In 2004 we developed and shared the Field Positioning System, which used IR beacons to calculate the precise position and orientation of the robot. The code and a ten-page walkthrough were made publicly available.
Our team was student founded and student led, and it remains that way. Our robot is designed and built by students. It has been our lasting philosophy to have the students create their own success. The team’s success was rooted in a carefully developed organizational structure. The wealth of documentation from early years, which we add to continually, as well as a handbook that we maintain, allow us to learn from past successes and shortcomings.

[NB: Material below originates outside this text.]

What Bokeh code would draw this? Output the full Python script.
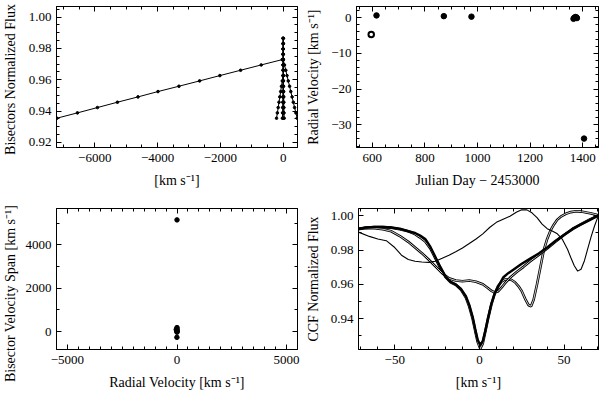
from bokeh.plotting import figure
from bokeh.layouts import column, row
from bokeh.models import Range1d, LinearAxis, FixedTicker, CustomJSTickFormatter, Label
from bokeh.embed import file_html
from bokeh.resources import INLINE

FONT = "Liberation Serif"
TICK_FS = "13px"
LABEL_FS = "14px"

# ---------------- Panel 1: bisectors ----------------
bis_levels = [0.9355, 0.9389, 0.9423, 0.9457, 0.9491, 0.9525, 0.9559, 0.9593,
              0.9627, 0.9661, 0.9695, 0.9729, 0.9763, 0.9797, 0.9831, 0.9865]
bis_a_vel = [-25, -20, -18, -15, -12, -10, -8, -5, -4, -2, 0, 2, 4, 5, 6, 8]
bis_b_vel = [30, 26, 22, 18, 15, 12, 10, 8, 6, 5, 4, 2, 0, -2, -3, -5]
bis_c_vel = [-5, 0, 5, 10, 8, 5, 2, 0, -2, -5, -8, -10, -12, -10, -8, -6]
bis_d_vel = [445, 405, 362, 322, 283, 241, 203, 160, 121, 82, 40, 2]
bis_e_vel = [-212, -186, -160, -134, -108, -80, -55, -28, -3]
bis_f_vel = [-7207, -6551, -5915, -5279, -4623, -3987, -3320, -2662, -2016, -1358, -700, -32]

# ---------------- Panel 2: radial velocity vs time ----------------
jd_filled = [616, 872, 977, 1365, 1368, 1372, 1376, 1378, 1405]
rv_filled = [0.65, 0.45, 0.30, -0.30, 0.00, 0.20, 0.10, -0.10, -33.9]
jd_open = [596]
rv_open = [-4.7]

# ---------------- Panel 3: bisector span vs RV ----------------
span_rv = [0.65, 0.45, 0.30, -0.30, 0.00, 0.20, 0.10, -4.7, -33.9]
span_bvs = [180, 120, 60, 30, 0, -30, 5150, -270, 90]

# ---------------- Panel 4: CCF profiles ----------------
ccf_main_x = [-71.4, -67, -62, -57, -52, -47, -42, -38, -35, -32, -29, -26, -23, -20,
              -17, -14, -11, -8, -6, -4, -2.5, -1, 0.5, 2, 3.5, 5, 7, 9, 11, 14, 17,
              20, 25, 30, 35, 40, 45, 50, 55, 60, 65, 70.3]
ccf_main_y = [0.9925, 0.9932, 0.9935, 0.9935, 0.9932, 0.9925, 0.9910, 0.9900, 0.9885,
              0.9865, 0.9820, 0.9760, 0.9700, 0.9645, 0.9615, 0.9600, 0.9575, 0.9530,
              0.9480, 0.9410, 0.9340, 0.9275, 0.9245, 0.9270, 0.9330, 0.9400, 0.9485,
              0.9545, 0.9585, 0.9640, 0.9665, 0.9685, 0.9720, 0.9750, 0.9780, 0.9815,
              0.9855, 0.9890, 0.9925, 0.9950, 0.9975, 1.0003]

ccf_dip_x = [-71.4, -67, -62, -57, -52, -47, -42, -38, -35, -32, -29, -26, -23, -20,
             -17, -14, -11, -8, -6, -4, -2.5, -1, 0.5, 2, 3.5, 5, 7, 9, 11, 13, 15,
             17, 19, 21, 23, 25, 27, 29, 30.5, 32, 34, 36, 38, 40, 42, 44, 46, 48,
             51, 54, 57, 60, 63, 66, 70.3]
ccf_dip_y = [0.9922, 0.9930, 0.9934, 0.9934, 0.9931, 0.9922, 0.9910, 0.9893, 0.9873,
             0.9850, 0.9810, 0.9752, 0.9693, 0.9642, 0.9612, 0.9597, 0.9570, 0.9522,
             0.9470, 0.9398, 0.9328, 0.9262, 0.9224, 0.9255, 0.9325, 0.9395, 0.9480,
             0.9545, 0.9590, 0.9615, 0.9628, 0.9630, 0.9625, 0.9612, 0.9590, 0.9560,
             0.9515, 0.9478, 0.9472, 0.9510, 0.9600, 0.9700, 0.9800, 0.9865, 0.9915,
             0.9950, 0.9978, 0.9995, 1.0012, 1.0022, 1.0027, 1.0025, 1.0020, 1.0014,
             1.0004]

ccf_shallow_x = [-71.4, -67, -62, -57, -52, -47, -42, -38, -34, -30, -26, -22, -18, -14,
                 -10, -6, -2, 2, 5, 7, 9, 11, 13, 15, 18, 22, 26, 30, 35, 40, 45, 50,
                 55, 60, 65, 70.3]
ccf_shallow_y = [0.9925, 0.9930, 0.9928, 0.9922, 0.9910, 0.9882, 0.9848, 0.9815, 0.9782,
                 0.9745, 0.9705, 0.9665, 0.9635, 0.9622, 0.9618, 0.9622, 0.9615, 0.9600,
                 0.9578, 0.9562, 0.9553, 0.9558, 0.9580, 0.9605, 0.9638, 0.9672, 0.9702,
                 0.9735, 0.9772, 0.9810, 0.9850, 0.9888, 0.9922, 0.9952, 0.9978, 1.0003]

ccf_thin_x = [-71.4, -65, -60, -55, -50, -46, -42, -38, -34, -30, -26, -22, -18, -14,
              -10, -6, -2, 2, 6, 10, 14, 18, 22, 25, 28, 31, 34, 37, 40, 43, 46, 49,
              52, 54, 56, 58, 60, 62, 64, 66, 68, 70.3]
ccf_thin_y = [0.9905, 0.9880, 0.9865, 0.9855, 0.9815, 0.9770, 0.9745, 0.9735, 0.9730,
              0.9728, 0.9735, 0.9752, 0.9770, 0.9790, 0.9812, 0.9838, 0.9865, 0.9895,
              0.9932, 0.9962, 0.9980, 0.9998, 1.0022, 1.0036, 1.0035, 1.0018, 0.9990,
              0.9952, 0.9925, 0.9912, 0.9895, 0.9862, 0.9805, 0.9755, 0.9708, 0.9677,
              0.9688, 0.9738, 0.9810, 0.9880, 0.9942, 1.0003]

# ---------------- tick labels ----------------
p1_xticks = [-6000, -4000, -2000, 0]
p1_yticks = [0.92, 0.94, 0.96, 0.98, 1.00]
p2_xticks = [600, 800, 1000, 1200, 1400]
p2_yticks = [-30, -20, -10, 0]
p3_xticks = [-5000, 0, 5000]
p3_yticks = [0, 2000, 4000]
p4_xticks = [-50, 0, 50]
p4_yticks = [0.94, 0.96, 0.98, 1.00]

p1_xminor = [v for v in range(-7000, 1, 500)]
p1_yminor = [round(0.92 + 0.005 * i, 3) for i in range(18)]
p2_xminor = [v for v in range(550, 1451, 50)]
p2_yminor = [v for v in range(-36, 3, 2)]
p3_xminor = [v for v in range(-5500, 5501, 500)]
p3_yminor = [1000, 3000, 5000]
p4_xminor = [v for v in range(-70, 71, 10)]
p4_yminor = [0.93, 0.95, 0.97, 0.99]

KMS = "[km s\u207b\u00b9]"
MINUS_FMT = "return (tick < 0 ? '\\u2212' : '') + Math.abs(tick).toFixed(%d);"

STRIP_W = 20
TOTAL_H = 395
TOP_H = 190
BOT_H = TOTAL_H - TOP_H
LEFT_W = 302 - STRIP_W
RIGHT_W = 599 - 302


def make_fig(w, h, xr, yr, bl, br, bt, bb):
    p = figure(width=w, height=h, x_range=Range1d(*xr), y_range=Range1d(*yr),
               output_backend="svg", toolbar_location=None,
               min_border_left=bl, min_border_right=br,
               min_border_top=bt, min_border_bottom=bb)
    p.xgrid.visible = False
    p.ygrid.visible = False
    p.outline_line_color = "black"
    p.outline_line_width = 1
    p.background_fill_color = "white"
    p.border_fill_color = "white"
    return p


def style(ax, ticks, minor, digits, label=None, show=True, standoff=5, lstandoff=7):
    ax.ticker = FixedTicker(ticks=ticks, minor_ticks=minor)
    ax.major_tick_in = 5
    ax.major_tick_out = 0
    ax.minor_tick_in = 3
    ax.minor_tick_out = 0
    ax.axis_line_color = "black"
    ax.major_tick_line_color = "black"
    ax.minor_tick_line_color = "black"
    if show:
        ax.formatter = CustomJSTickFormatter(code=MINUS_FMT % digits)
        ax.major_label_text_font = FONT
        ax.major_label_text_font_size = TICK_FS
        ax.major_label_text_color = "black"
        ax.major_label_standoff = standoff
    else:
        ax.formatter = CustomJSTickFormatter(code="return '';")
        ax.major_label_standoff = 0
        ax.major_label_text_font_size = "1px"
    if label:
        ax.axis_label = label
        ax.axis_label_text_font = FONT
        ax.axis_label_text_font_size = LABEL_FS
        ax.axis_label_text_font_style = "normal"
        ax.axis_label_text_color = "black"
        ax.axis_label_standoff = lstandoff


def decorate(p, xt, xm, xd, yt, ym, yd, xlabel, ylabel):
    style(p.xaxis[0], xt, xm, xd, xlabel, standoff=6, lstandoff=8)
    style(p.yaxis[0], yt, ym, yd, ylabel, standoff=5, lstandoff=7)
    top = LinearAxis()
    style(top, xt, xm, xd, show=False)
    p.add_layout(top, "above")
    right = LinearAxis()
    style(right, yt, ym, yd, show=False)
    p.add_layout(right, "right")


# ---- Panel 1 ----
p1 = make_fig(LEFT_W, TOP_H, (-7218, 455), (0.9168, 1.0068), 56 - STRIP_W, 5, 6, 42)
decorate(p1, p1_xticks, p1_xminor, 0, p1_yticks, p1_yminor, 2, KMS, None)
for vel, n in [(bis_f_vel, 12), (bis_d_vel, 12), (bis_e_vel, 9),
               (bis_a_vel, 16), (bis_b_vel, 16), (bis_c_vel, 16)]:
    p1.line(vel, bis_levels[:n], line_color="black", line_width=1)
    p1.scatter(vel, bis_levels[:n], size=2.6, color="black")

# ---- Panel 2 ----
p2 = make_fig(RIGHT_W, TOP_H, (540, 1460), (-36.4, 3.15), 54, 1, 6, 42)
decorate(p2, p2_xticks, p2_xminor, 0, p2_yticks, p2_yminor, 0,
         "Julian Day \u2212 2453000", "Radial Velocity " + KMS)
p2.scatter(jd_filled, rv_filled, size=5.5, color="black")
p2.scatter(jd_open, rv_open, size=5.5, fill_color="white", line_color="black", line_width=2)

# ---- Panel 3 ----
p3 = make_fig(LEFT_W, BOT_H, (-5500, 5500), (-830, 5675), 56 - STRIP_W, 5, 18, 46)
decorate(p3, p3_xticks, p3_xminor, 0, p3_yticks, p3_yminor, 0,
         "Radial Velocity " + KMS, None)
p3.scatter(span_rv, span_bvs, size=4.5, color="black")

# ---- Panel 4 ----
p4 = make_fig(RIGHT_W, BOT_H, (-71.4, 70.3), (0.9219, 1.0043), 54, 1, 17, 46)
decorate(p4, p4_xticks, p4_xminor, 0, p4_yticks, p4_yminor, 2, KMS,
         "CCF Normalized Flux")
for xs, ys in [(ccf_dip_x, ccf_dip_y), (ccf_shallow_x, ccf_shallow_y)]:
    p4.line(xs, ys, line_color="black", line_width=2.6)
    p4.line(xs, ys, line_color="white", line_width=0.8)
p4.line(ccf_main_x, ccf_main_y, line_color="black", line_width=2.4)
p4.line(ccf_thin_x, ccf_thin_y, line_color="black", line_width=1.1)

# ---- left strip holding the y-axis titles of the left-hand panels ----
strip = figure(width=STRIP_W, height=TOTAL_H, x_range=Range1d(0, STRIP_W),
               y_range=Range1d(0, TOTAL_H), output_backend="svg",
               toolbar_location=None, min_border=0,
               x_axis_location=None, y_axis_location=None)
strip.grid.visible = False
strip.outline_line_color = None
strip.background_fill_color = "white"
strip.border_fill_color = "white"
for ytxt, txt in [(TOTAL_H - 79, "Bisectors Normalized Flux"),
                  (TOTAL_H - 293, "Bisector Velocity Span " + KMS)]:
    strip.add_layout(Label(x=10, y=ytxt, text=txt, angle=90, angle_units="deg",
                           text_align="center", text_baseline="middle",
                           text_font=FONT, text_font_size=LABEL_FS,
                           text_color="black"))

layout = row(strip, column(row(p1, p2), row(p3, p4)))
open("out.html", "w").write(file_html(layout, INLINE))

We take our commitment to the students seriously. Each year, we strive to create a training process that diminishes the gap between rookie and veteran members, and each year, we succeed in having at least one all-rookie group that develops an important part of our robot. In past years, rookie tasks included anything from the chassis to a goal grabber, and this year, it includes the ball shooter and basket. Since our trainings have developed over the years, carefully tuned for effectiveness, we have faith even in first-year members to perform. This approach also eliminates the problem of veteran members dominating the team’s activities, and graduating without leaving a legacy behind. This year we have had even more rookie designed components than in previous years. Team members who had never had a chance to do original design got to do so. The media team worked together to produce both the safety animation and the main animation. The media team also redesigned the MVRT website, which we have entered for competition.
Our team is philosophically committed to expanding interest in robotics throughout the community, and we strive to continue our tradition of expanding the message of FIRST to all the teams in the area. Five other FIRST robotics teams are flourishing today because of our drive to spread the spark of inspiration in science and technology.